A global manufacturer builds a data lake for operations analytics. It starts strong. Six months later, the lake has thousands of tables, no consistent ownership, and several “shadow datasets” that nobody trusts. The CFO asks for a single number: “What is our true scrap rate by plant?” Three teams deliver three different answers.

The fix is not another BI tool. The fix is architectural: standard zones, enforced metadata, ownership, access policies, and a single governance layer that can define what “curated” means.

How to design your data lake architecture (practical steps)

Define use cases first (BI, ML, streaming ops, GenAI) and map them to serving patterns.
Choose your zone model and write rules for each zone. Make them enforceable.
Implement catalog and metadata as mandatory, not optional.
Lock down security controls (access, encryption, audit logs) before scaling usage.
Design for cost controls (quotas, workload routing, tiering, retention) from day one.
Operationalize governance with an operating model, not a committee slide deck.

Where Solix fits

Data lake programs fail when governance, retention, and audit evidence are fragmented across too many systems. Solix helps enterprises build governed, AI ready data foundations by unifying retention, policy enforcement, discovery, and auditability across structured and unstructured data. This is especially critical in regulated industries where deletion, retention, and proof of control are non-negotiable.

Want a one-page data lake architecture checklist?

If you are designing or modernizing a data lake and want a practical checklist that covers zones, governance, security, retention, and AI readiness, Solix can share a short reference you can use in your architecture review.

Request a demo or learn more.

FAQ

What is the most important component in data lake architecture?

Governance and metadata. Storage and compute are table stakes. Mature solutions incorporate metadata management, security, and governance to ensure discoverability and compliance. (Microsoft)

How do we avoid a data swamp?

Use zones with enforceable rules, require minimum metadata, automate quality checks, and implement ownership and retention policies. The swamp is an operating model failure, not a storage failure.

Do we need a lakehouse?

Not always. A lakehouse can reduce duplication and improve performance by bringing warehouse-like tables and governance patterns to lake storage.
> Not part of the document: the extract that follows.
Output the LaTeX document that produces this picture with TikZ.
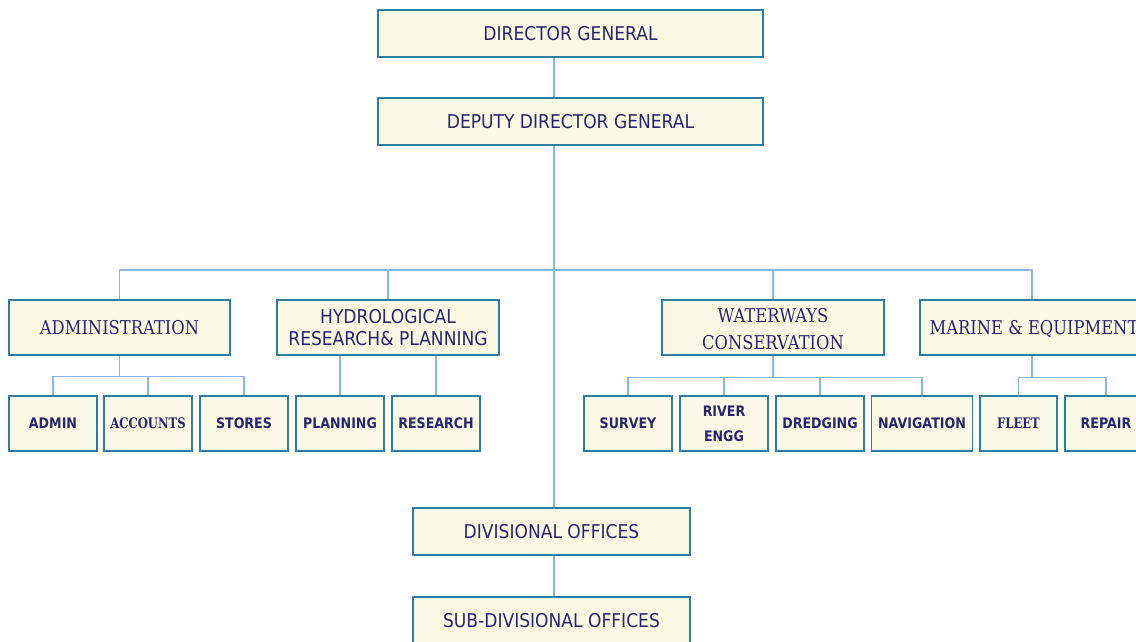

If your analytics and AI workloads are fragmented across engines and data copies, a lakehouse approach is often compelling. (Google Cloud)

Which cloud has the best data lake architecture?

AWS, Azure, and Google Cloud each provide strong patterns and services for data lakes and lakehouses. Your decision usually comes down to existing enterprise commitments, skills, and which governance and catalog layer best fits your operating model. (AWS, Microsoft, Google Cloud)

Transparency note: This article is for informational purposes and does not constitute legal advice. Regulatory requirements vary by jurisdiction and industry.